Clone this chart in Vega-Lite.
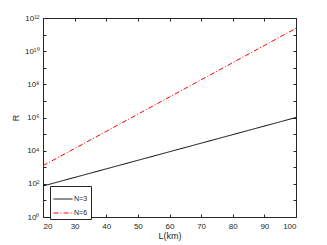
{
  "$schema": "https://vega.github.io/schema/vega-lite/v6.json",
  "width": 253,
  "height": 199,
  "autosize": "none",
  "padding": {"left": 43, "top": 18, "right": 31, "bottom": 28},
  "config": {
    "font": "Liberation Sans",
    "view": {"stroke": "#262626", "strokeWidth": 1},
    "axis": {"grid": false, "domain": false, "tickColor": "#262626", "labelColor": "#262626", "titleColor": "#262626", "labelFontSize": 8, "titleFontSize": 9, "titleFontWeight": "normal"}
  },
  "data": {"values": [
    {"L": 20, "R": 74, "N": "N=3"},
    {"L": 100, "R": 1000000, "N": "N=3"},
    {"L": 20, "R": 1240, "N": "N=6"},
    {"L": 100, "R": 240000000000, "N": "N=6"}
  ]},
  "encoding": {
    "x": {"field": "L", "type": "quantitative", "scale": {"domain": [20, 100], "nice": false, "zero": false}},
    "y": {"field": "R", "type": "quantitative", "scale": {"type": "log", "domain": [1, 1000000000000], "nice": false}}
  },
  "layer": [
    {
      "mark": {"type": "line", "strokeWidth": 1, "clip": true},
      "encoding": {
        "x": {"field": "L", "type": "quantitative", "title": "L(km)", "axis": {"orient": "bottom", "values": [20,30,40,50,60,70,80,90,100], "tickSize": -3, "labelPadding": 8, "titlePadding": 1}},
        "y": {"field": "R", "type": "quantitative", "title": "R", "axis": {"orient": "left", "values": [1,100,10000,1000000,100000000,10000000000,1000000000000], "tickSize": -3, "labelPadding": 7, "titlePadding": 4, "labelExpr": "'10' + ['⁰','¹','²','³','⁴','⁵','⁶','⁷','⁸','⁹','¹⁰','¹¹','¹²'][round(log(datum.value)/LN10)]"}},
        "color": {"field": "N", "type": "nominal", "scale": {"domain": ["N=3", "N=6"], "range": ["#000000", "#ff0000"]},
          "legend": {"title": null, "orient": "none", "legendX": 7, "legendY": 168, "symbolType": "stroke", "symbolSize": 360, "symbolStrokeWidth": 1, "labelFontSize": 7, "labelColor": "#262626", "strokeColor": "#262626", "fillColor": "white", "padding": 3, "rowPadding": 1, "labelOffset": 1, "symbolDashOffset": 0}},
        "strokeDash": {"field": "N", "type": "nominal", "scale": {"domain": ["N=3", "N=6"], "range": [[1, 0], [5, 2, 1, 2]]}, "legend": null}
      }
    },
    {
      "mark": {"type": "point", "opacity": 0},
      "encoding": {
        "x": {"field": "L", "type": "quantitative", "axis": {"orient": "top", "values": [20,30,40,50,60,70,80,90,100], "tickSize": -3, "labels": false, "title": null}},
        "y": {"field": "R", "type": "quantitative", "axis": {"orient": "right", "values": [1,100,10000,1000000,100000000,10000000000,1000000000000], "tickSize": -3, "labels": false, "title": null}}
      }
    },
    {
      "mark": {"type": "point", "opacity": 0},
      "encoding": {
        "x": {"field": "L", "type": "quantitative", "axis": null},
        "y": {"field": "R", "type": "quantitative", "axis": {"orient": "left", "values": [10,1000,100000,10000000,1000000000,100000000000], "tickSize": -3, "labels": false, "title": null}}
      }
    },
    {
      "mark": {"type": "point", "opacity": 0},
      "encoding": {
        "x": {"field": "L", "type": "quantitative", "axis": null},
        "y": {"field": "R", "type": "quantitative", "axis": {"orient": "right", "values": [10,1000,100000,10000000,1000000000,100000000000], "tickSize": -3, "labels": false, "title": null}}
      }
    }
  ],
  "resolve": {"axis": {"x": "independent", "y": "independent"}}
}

____________

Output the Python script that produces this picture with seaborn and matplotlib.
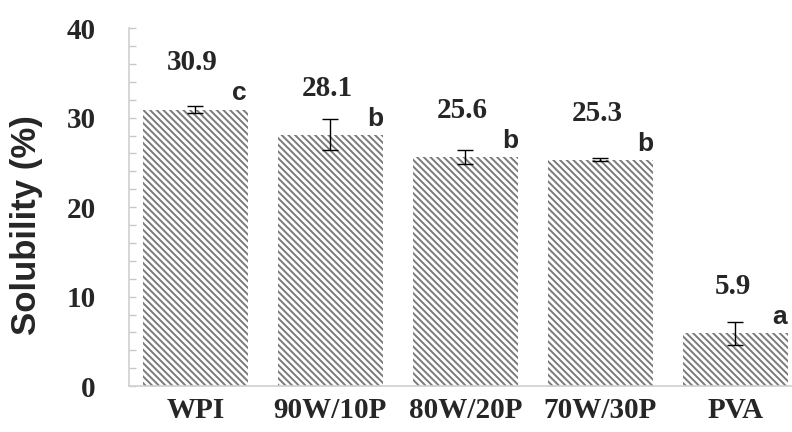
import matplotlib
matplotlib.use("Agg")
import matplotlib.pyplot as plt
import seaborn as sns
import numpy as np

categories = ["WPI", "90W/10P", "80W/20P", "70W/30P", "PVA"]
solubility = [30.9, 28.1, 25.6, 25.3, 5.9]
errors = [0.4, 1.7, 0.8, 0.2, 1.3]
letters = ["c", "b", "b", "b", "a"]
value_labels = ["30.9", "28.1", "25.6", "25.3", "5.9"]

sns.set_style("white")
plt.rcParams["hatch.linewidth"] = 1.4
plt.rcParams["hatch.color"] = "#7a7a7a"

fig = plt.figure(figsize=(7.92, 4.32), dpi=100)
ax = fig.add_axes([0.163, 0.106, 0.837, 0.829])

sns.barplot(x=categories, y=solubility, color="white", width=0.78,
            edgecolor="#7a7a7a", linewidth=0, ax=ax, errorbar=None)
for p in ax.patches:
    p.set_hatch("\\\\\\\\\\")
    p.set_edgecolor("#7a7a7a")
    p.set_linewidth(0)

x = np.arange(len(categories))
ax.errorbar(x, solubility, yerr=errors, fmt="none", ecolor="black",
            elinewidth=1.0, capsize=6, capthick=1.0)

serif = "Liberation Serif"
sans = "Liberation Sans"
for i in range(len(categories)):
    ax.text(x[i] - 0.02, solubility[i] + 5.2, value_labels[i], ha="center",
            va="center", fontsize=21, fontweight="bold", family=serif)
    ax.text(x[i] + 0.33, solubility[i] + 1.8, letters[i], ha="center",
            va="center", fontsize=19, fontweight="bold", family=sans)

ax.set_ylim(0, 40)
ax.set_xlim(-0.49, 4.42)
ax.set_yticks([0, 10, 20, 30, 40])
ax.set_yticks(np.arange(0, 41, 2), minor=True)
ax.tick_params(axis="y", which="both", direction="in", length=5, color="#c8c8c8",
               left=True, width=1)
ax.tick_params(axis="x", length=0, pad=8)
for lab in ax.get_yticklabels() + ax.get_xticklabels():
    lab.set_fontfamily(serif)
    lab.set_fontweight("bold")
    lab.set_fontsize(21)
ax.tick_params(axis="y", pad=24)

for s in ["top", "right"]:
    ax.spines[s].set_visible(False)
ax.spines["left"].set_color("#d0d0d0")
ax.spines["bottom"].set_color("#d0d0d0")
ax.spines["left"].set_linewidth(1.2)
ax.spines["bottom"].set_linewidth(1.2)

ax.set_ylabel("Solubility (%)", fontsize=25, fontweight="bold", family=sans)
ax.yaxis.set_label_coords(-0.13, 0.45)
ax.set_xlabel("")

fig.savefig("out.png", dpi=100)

____________

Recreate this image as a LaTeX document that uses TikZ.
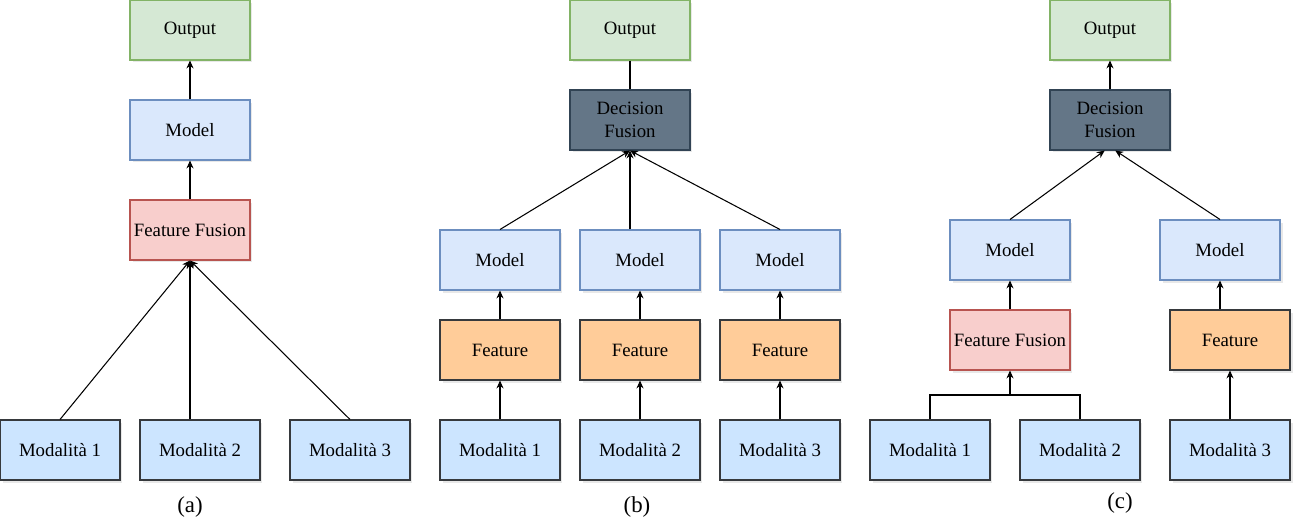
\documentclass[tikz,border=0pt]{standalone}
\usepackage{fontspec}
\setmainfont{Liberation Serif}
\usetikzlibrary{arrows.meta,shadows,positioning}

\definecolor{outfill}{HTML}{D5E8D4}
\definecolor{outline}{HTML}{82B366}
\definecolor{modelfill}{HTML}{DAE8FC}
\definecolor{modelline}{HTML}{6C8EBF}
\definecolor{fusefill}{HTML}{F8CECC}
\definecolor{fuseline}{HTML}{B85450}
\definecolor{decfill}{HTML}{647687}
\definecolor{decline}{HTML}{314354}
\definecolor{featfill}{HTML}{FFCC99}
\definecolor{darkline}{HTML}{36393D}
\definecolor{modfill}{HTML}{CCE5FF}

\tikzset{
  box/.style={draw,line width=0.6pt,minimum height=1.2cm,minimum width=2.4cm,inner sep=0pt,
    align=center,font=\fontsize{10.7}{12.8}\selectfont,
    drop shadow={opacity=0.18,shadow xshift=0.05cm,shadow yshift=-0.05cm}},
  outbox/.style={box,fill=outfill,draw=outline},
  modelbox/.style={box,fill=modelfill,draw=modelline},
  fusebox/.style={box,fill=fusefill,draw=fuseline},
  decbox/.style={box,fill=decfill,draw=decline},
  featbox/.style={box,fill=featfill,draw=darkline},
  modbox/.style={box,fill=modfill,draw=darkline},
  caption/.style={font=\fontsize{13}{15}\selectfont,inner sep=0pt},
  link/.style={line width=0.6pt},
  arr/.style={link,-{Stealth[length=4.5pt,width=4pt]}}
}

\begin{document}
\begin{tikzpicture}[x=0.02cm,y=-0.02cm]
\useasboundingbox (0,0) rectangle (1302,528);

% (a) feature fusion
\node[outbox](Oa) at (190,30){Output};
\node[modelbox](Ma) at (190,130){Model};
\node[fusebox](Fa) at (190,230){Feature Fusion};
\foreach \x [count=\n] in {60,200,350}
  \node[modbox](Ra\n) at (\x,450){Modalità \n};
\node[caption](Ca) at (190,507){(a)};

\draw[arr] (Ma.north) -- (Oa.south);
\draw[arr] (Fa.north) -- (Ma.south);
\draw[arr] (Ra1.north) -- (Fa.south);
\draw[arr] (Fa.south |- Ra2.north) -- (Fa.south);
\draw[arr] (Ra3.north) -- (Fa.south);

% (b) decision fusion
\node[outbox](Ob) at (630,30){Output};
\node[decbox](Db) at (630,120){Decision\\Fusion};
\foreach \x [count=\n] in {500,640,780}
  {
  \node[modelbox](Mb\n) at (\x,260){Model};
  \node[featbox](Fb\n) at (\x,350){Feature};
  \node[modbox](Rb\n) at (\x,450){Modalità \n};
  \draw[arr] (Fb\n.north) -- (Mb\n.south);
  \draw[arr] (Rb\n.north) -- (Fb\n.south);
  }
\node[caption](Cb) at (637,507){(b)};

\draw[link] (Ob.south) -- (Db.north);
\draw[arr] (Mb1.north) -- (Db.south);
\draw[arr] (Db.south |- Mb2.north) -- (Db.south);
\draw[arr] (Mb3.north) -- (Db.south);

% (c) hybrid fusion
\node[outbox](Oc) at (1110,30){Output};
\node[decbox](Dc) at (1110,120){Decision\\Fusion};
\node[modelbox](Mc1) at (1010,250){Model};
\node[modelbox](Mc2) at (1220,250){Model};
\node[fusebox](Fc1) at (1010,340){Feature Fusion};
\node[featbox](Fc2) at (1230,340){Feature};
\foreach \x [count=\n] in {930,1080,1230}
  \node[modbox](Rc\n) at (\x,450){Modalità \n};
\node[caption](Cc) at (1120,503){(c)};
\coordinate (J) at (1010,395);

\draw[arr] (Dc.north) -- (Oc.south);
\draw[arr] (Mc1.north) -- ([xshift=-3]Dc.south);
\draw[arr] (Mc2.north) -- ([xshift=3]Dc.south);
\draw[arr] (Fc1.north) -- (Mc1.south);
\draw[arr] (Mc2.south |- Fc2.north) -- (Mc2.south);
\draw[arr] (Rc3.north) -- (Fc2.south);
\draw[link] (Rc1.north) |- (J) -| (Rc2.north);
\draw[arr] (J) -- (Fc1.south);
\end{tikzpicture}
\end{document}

____________

Problem to solve >> Could you quote, word for word, only the lines from the one containing "Output the Python" through the one containing "import numpy as np", both included, and leave out any pictures?

The reply >>
Output the Python script that produces this picture with seaborn and matplotlib.
import matplotlib
matplotlib.use("Agg")
import matplotlib.pyplot as plt
import seaborn as sns
import numpy as np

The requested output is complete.